■ SET PROBLEM
Retype exactly the lines below, beginning with the first and ending with the line where "12.13, 10.18, 8.74, 8.98, 8.69, 7.95, 7.29, 6.61]" appears.

■ DATASET EXTRACT
[Start]
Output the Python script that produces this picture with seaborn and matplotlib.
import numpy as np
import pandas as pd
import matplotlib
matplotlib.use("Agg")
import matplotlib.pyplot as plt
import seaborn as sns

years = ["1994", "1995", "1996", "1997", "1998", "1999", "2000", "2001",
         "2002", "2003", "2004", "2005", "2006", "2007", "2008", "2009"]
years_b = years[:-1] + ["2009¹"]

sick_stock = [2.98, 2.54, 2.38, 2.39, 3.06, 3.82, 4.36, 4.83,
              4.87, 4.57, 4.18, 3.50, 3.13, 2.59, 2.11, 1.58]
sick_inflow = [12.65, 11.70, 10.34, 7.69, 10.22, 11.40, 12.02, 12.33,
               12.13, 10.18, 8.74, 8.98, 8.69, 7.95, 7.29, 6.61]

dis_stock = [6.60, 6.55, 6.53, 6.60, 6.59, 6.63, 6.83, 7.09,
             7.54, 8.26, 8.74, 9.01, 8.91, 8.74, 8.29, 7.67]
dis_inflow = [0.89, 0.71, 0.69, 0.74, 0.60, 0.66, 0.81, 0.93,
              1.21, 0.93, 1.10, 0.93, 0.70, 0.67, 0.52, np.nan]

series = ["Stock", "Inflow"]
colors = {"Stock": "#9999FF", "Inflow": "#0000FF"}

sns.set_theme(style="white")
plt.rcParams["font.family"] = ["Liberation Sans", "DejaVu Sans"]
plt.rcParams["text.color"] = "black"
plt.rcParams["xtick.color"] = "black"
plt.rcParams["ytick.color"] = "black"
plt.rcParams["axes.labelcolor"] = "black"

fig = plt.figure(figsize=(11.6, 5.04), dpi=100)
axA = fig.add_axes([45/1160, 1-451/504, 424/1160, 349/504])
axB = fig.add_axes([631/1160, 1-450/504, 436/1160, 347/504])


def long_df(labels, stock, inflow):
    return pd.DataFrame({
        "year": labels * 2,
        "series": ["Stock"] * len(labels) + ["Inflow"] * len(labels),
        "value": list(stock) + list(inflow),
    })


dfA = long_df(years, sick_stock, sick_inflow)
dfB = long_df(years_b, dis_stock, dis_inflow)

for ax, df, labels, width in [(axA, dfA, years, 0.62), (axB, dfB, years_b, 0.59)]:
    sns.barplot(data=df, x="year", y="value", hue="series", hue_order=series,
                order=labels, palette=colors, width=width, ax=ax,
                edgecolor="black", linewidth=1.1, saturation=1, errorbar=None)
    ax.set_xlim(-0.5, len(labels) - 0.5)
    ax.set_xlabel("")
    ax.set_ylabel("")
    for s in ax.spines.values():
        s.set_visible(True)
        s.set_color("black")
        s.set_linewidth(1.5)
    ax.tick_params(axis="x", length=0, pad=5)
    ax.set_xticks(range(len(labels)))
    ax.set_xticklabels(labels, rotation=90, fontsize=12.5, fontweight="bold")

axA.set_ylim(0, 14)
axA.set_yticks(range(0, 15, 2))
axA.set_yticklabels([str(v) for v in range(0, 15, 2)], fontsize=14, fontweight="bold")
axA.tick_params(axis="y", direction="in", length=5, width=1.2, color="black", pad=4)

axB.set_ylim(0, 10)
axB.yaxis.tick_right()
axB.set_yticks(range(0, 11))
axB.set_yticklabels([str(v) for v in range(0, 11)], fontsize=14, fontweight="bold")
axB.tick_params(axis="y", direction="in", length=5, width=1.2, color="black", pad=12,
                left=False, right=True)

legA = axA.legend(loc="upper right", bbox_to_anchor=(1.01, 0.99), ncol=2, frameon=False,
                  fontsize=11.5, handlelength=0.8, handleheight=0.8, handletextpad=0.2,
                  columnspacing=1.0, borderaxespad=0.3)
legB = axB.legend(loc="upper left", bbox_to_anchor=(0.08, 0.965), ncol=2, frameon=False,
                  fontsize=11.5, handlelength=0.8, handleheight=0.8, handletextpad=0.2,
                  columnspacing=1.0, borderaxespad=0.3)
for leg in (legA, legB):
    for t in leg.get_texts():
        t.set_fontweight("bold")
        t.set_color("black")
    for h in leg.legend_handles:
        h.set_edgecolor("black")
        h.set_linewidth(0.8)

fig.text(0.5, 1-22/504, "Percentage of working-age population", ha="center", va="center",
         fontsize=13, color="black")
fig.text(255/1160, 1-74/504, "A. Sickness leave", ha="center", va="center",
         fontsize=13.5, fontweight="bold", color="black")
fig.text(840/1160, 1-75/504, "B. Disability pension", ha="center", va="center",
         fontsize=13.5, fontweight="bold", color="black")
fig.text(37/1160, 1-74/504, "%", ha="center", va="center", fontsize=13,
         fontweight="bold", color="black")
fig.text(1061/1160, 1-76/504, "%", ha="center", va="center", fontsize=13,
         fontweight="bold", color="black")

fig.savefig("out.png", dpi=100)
[End]
■ RIGHT ANSWER
Output the Python script that produces this picture with seaborn and matplotlib.
import numpy as np
import pandas as pd
import matplotlib
matplotlib.use("Agg")
import matplotlib.pyplot as plt
import seaborn as sns

years = ["1994", "1995", "1996", "1997", "1998", "1999", "2000", "2001",
         "2002", "2003", "2004", "2005", "2006", "2007", "2008", "2009"]
years_b = years[:-1] + ["2009¹"]

sick_stock = [2.98, 2.54, 2.38, 2.39, 3.06, 3.82, 4.36, 4.83,
              4.87, 4.57, 4.18, 3.50, 3.13, 2.59, 2.11, 1.58]
sick_inflow = [12.65, 11.70, 10.34, 7.69, 10.22, 11.40, 12.02, 12.33,
               12.13, 10.18, 8.74, 8.98, 8.69, 7.95, 7.29, 6.61]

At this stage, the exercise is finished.